Sono tre i ceppi del nuovo coronavirus diffusi nel mondo: la variante A, quella primordiale nata in Cina e diffusa in America e Australia; la variante B, sviluppatasi grazie a due mutazioni chiave e diffusa nell’Asia orientale; infine la variante C, la ‘figlia’ della B che ha conquistato Europa, Singapore, Hong Kong e Corea del Sud. Lo dimostra il sequenziamento dei primi 160 genomi virali completi ottenuti da pazienti Covid di tutto il mondo tra il 24 dicembre e il 4 marzo. Lo studio, guidato dall’Università di Cambridge, è pubblicato sulla rivista dell’Accademia americana delle scienze (Pnas) e dimostra come i primi casi italiani non siano stati importati dalla Cina, bensì da Germania e Singapore.

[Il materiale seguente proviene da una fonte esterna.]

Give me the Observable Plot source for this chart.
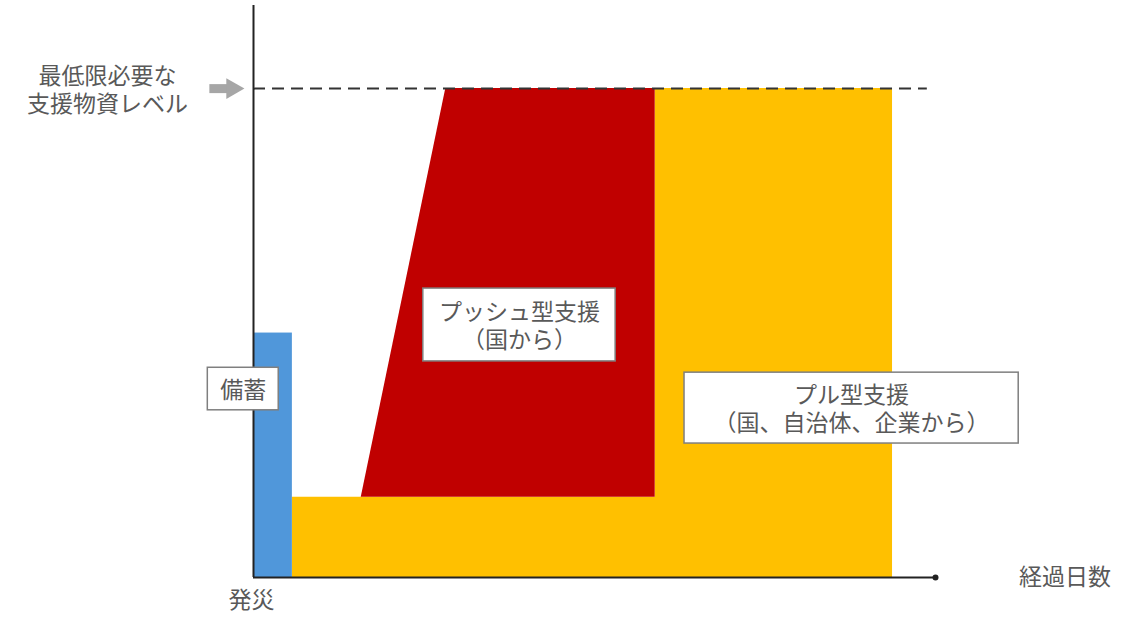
<!DOCTYPE html>
<html><head><meta charset="utf-8">
<script src="https://cdn.jsdelivr.net/npm/d3@7"></script>
<script src="https://cdn.jsdelivr.net/npm/@observablehq/plot@0.6"></script>
<style>body{margin:0;background:#fff;} svg{display:block;}</style>
</head><body><div id="chart"></div>
<script>
// conceptual units: x = elapsed days (0..100), y = supply level (required = 100)
const requiredLevel = 100;
const stockpile = [{x1: 0, x2: 5.7, y1: 0, y2: 50}];
const pullX = [5.7, 58.9, 58.9, 93.7];
const pullTop = [16.4, 16.4, 100, 100];
const pullArea = pullX.map((x, i) => ({x, y1: 0, y2: pullTop[i]}));
const pushX = [15.8, 28.2, 58.9];
const pushTop = [16.4, 100, 100];
const pushBase = 16.4;
const pushArea = pushX.map((x, i) => ({x, y1: pushBase, y2: pushTop[i]}));

const boxLabels = ["備蓄", "プッシュ型支援\n（国から）", "プル型支援\n（国、自治体、企業から）"];
const boxX1 = [-6.7, 24.9, 63.2];
const boxX2 = [3.7, 53.1, 112.2];
const boxY1 = [34.2, 44.2, 27.4];
const boxY2 = [42.9, 59.1, 41.9];
const boxes = boxLabels.map((t, i) => ({t, x1: boxX1[i], x2: boxX2[i], y1: boxY1[i], y2: boxY2[i], cx: (boxX1[i] + boxX2[i]) / 2, cy: (boxY1[i] + boxY2[i]) / 2}));

const levelLabel = "最低限必要な\n支援物資レベル";
const xAxisLabel = "経過日数";
const originLabel = "発災";

const font = "'Noto Sans CJK JP', 'Noto Sans', sans-serif";
const textColor = "#595959";

const chart = Plot.plot({
  width: 1128, height: 619,
  marginLeft: 253, marginRight: 193, marginTop: 5, marginBottom: 42,
  x: {domain: [0, 100], axis: null},
  y: {domain: [0, 117], axis: null},
  style: {fontFamily: font, background: "#fff"},
  marks: [
    Plot.areaY(pullArea, {x: "x", y1: "y1", y2: "y2", fill: "#FFC000"}),
    Plot.areaY(pushArea, {x: "x", y1: "y1", y2: "y2", fill: "#C00000"}),
    Plot.rect(stockpile, {x1: "x1", x2: "x2", y1: "y1", y2: "y2", fill: "#5097DA"}),
    Plot.ruleY([requiredLevel], {x1: 0, x2: 98.8, stroke: "#333", strokeWidth: 2, strokeDasharray: "12,7"}),
    Plot.ruleX([0], {y1: 0, y2: 117, stroke: "#222", strokeWidth: 2}),
    Plot.ruleY([0], {x1: 0, x2: 100, stroke: "#222", strokeWidth: 2}),
    Plot.dot([0], {x: () => 100, y: () => 0, r: 3, fill: "#222"}),
    // gray block arrow pointing at required level
    Plot.ruleY([requiredLevel], {x1: -6.4, x2: -3.6, stroke: "#A6A6A6", strokeWidth: 9}),
    Plot.dot([requiredLevel], {x: () => -3.1, y: d => d, symbol: "triangle2", rotate: 90, r: 10, fill: "#A6A6A6"}),
    Plot.rect(boxes, {x1: "x1", x2: "x2", y1: "y1", y2: "y2", fill: "#fff", stroke: "#7F7F7F", strokeWidth: 1.5}),
    Plot.text(boxes, {x: "cx", y: "cy", text: "t", fontSize: 23, fill: textColor, lineHeight: 1.22}),
    Plot.text([levelLabel], {x: () => -21.4, y: () => requiredLevel, text: d => d, fontSize: 23, fill: textColor, lineHeight: 1.22}),
    Plot.text([xAxisLabel], {x: () => 119, y: () => 0, text: d => d, fontSize: 23, fill: textColor}),
    Plot.text([originLabel], {x: () => -0.3, y: () => -4.7, text: d => d, fontSize: 23, fill: textColor})
  ]
});
document.getElementById("chart").appendChild(chart);
</script></body></html>
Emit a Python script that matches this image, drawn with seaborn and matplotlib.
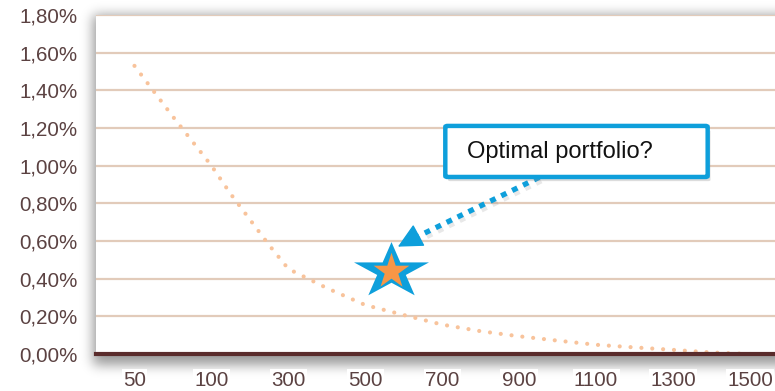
import numpy as np
import pandas as pd
import matplotlib
matplotlib.use("Agg")
import matplotlib.pyplot as plt
import matplotlib.patheffects as pe
from matplotlib.path import Path
from matplotlib.patches import FancyBboxPatch
import seaborn as sns

# Category axis: number of stocks in the portfolio
tick_sizes = [50, 100, 300, 500, 700, 900, 1100, 1300, 1500]

# Residual (diversifiable) risk versus portfolio size, in percent
curve_sizes = [50, 75, 100, 150, 200, 250, 300, 400, 500, 600, 700, 800,
               900, 1000, 1100, 1200, 1300, 1400, 1500]
curve_risk = [1.53, 1.26, 1.00, 0.85, 0.714, 0.578, 0.452, 0.350, 0.260,
              0.207, 0.156, 0.121, 0.094, 0.071, 0.049, 0.035, 0.022,
              0.008, 0.0]

# Highlighted candidate portfolio
opt_size = 566
opt_risk = 0.44
callout_text = "Optimal portfolio?"

y_ticks = [0.0, 0.2, 0.4, 0.6, 0.8, 1.0, 1.2, 1.4, 1.6, 1.8]

BLUE = "#0E9FDB"
ORANGE = "#F79646"
PEACH = "#F8C39B"
GRID = "#E2CBBA"
AXIS = "#5A2C2C"
LABEL = "#5B4242"

sns.set_theme(style="white")
plt.rcParams["font.family"] = ["Liberation Sans", "DejaVu Sans"]

W, H = 775, 391
fig = plt.figure(figsize=(W / 100, H / 100), dpi=100)

# Soft drop shadow behind the plotting area
def blur(a, s):
    r = int(3 * s)
    k = np.exp(-0.5 * (np.arange(-r, r + 1) / s) ** 2)
    k /= k.sum()
    a = np.apply_along_axis(lambda v: np.convolve(v, k, mode="same"), 0, a)
    a = np.apply_along_axis(lambda v: np.convolve(v, k, mode="same"), 1, a)
    return a

pad = 40
mask = np.zeros((H + 2 * pad, W + 2 * pad))
mask[pad + 15:pad + 365, pad + 93:] = 1.0
shadow = blur(mask, 6)[pad:pad + H, pad:pad + W]
rgba = np.zeros((H, W, 4))
rgba[..., 3] = np.clip(shadow * 0.4, 0, 1)
fig.figimage(rgba, xo=0, yo=0, origin="upper", zorder=0)

left, right = 96 / W, 1.0
bottom, top = (H - 354) / H, (H - 15) / H
ax = fig.add_axes([left, bottom, right - left, top - bottom])
ax.set_zorder(1)
ax.set_facecolor("white")

idx = np.arange(len(tick_sizes))
def to_pos(size):
    return np.interp(size, tick_sizes, idx)

df = pd.DataFrame({"pos": to_pos(np.array(curve_sizes, float)),
                   "risk": np.array(curve_risk) / 100})
sns.lineplot(data=df, x="pos", y="risk", ax=ax, color=PEACH, zorder=3)
curve = ax.lines[-1]
curve.set_linewidth(3.0)
curve.set_linestyle((0, (0.01, 2.6)))
curve.set_dash_capstyle("round")

# Star marker: blue, horizontally stretched star with orange core
ang = np.pi / 2 + np.arange(10) * np.pi / 5
rad = np.where(np.arange(10) % 2 == 0, 1.0, 0.382)
sx, sy = rad * np.cos(ang), rad * np.sin(ang)
big_star = Path(np.column_stack([sx * 1.34, sy]).tolist() + [[sx[0] * 1.34, sy[0]]],
                closed=True)
small_star = Path(np.column_stack([sx, sy]).tolist() + [[sx[0], sy[0]]],
                  closed=True)
star_df = pd.DataFrame({"pos": [to_pos(opt_size)], "risk": [opt_risk / 100]})
sns.scatterplot(data=star_df, x="pos", y="risk", ax=ax, marker=big_star,
                s=54 ** 2, color=BLUE, linewidth=0, zorder=5)
sns.scatterplot(data=star_df, x="pos", y="risk", ax=ax, marker=small_star,
                s=27 ** 2, color=ORANGE, linewidth=0, zorder=6)

# Callout box and dotted arrow
shadow_fx = [pe.SimplePatchShadow(offset=(2, -3), shadow_rgbFace="0.55", alpha=0.3),
             pe.Normal()]
box = FancyBboxPatch((4.04, 0.00940), 3.41, 0.00271,
                     boxstyle="round,pad=0,rounding_size=0.03",
                     mutation_aspect=0.0019,
                     facecolor="white", edgecolor=BLUE, lw=3.2, zorder=7,
                     path_effects=shadow_fx)
ax.add_patch(box)
ax.text(4.317, 0.01073, callout_text, fontsize=17, color="#111111",
        ha="left", va="center", zorder=8)

tip = (3.424, 0.00570)
start = (5.26, 0.00938)
ax.annotate("", xy=(3.58, 0.00604), xytext=start,
            arrowprops=dict(arrowstyle="-", lw=3.8, color=BLUE,
                            linestyle=(0, (1.1, 1.2)), capstyle="butt",
                            shrinkA=0, shrinkB=0,
                            path_effects=[pe.SimpleLineShadow(offset=(1.5, -2.5),
                                                              shadow_color="0.5",
                                                              alpha=0.18),
                                          pe.Normal()]),
            zorder=6)
ax.annotate("", xy=tip, xytext=(3.66, 0.00622),
            arrowprops=dict(arrowstyle="-|>,head_length=1.3,head_width=0.65",
                            lw=1, color=BLUE, shrinkA=0, shrinkB=0),
            zorder=6)

# Axes styling
ax.set_xlim(-0.5, 8 + (775 - 750) / 76.9)
ax.set_ylim(0, 0.018)
ax.set_yticks(np.array(y_ticks) / 100)
ax.set_yticklabels([f"{v:.2f}%".replace(".", ",") for v in y_ticks])
ax.set_xticks(idx)
ax.set_xticklabels([str(s) for s in tick_sizes])
ax.set_xlabel("")
ax.set_ylabel("")
ax.yaxis.grid(True, color=GRID, lw=1.6)
ax.xaxis.grid(False)
ax.set_axisbelow(True)
for side in ["top", "right", "left"]:
    ax.spines[side].set_visible(False)
ax.spines["bottom"].set_color(AXIS)
ax.spines["bottom"].set_linewidth(3.0)
ax.spines["bottom"].set_zorder(4)
ax.tick_params(axis="both", length=0, labelsize=14.8, labelcolor=LABEL)
ax.tick_params(axis="y", pad=13)
ax.tick_params(axis="x", pad=12)
for lab in ax.get_xticklabels():
    lab.set_bbox(dict(facecolor="white", edgecolor="none", pad=1))

fig.savefig("out.png", dpi=100)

Per ricostruire la preistoria della pandemia, i ricercatori sono dovuti ricorrere a un algoritmo matematico che finora era stato usato proprio dai paleoantropologi per ricostruire gli spostamenti delle popolazioni preistoriche. “Ci sono troppe mutazioni repentine per tracciare in modo ordinato l’albero di famiglia di Covid-19: per questo abbiamo usato un algoritmo matematico che permette di visualizzare tutti i possibili alberi contemporaneamente”, spiega il genetista Peter Forster. “La rete che abbiamo ricostruito è un’istantanea degli inizi dell’epidemia, prima che il cammino di Covid19 venisse confuso da un ampio numero di mutazioni. E’ come cogliere una supernova che sta per esplodere”, sottolinea l’esperto.
Dal momento in cui lo studio è stato sottoposto alla rivista per la pubblicazione, i ricercatori sono andati avanti con le loro indagini arrivando a esaminare oltre mille genomi virali. I risultati, non ancora revisionati dalla comunità scientifica, suggeriscono che la prima infezione umana si sia verificata tra la metà di settembre e l’inizio di dicembre 2019.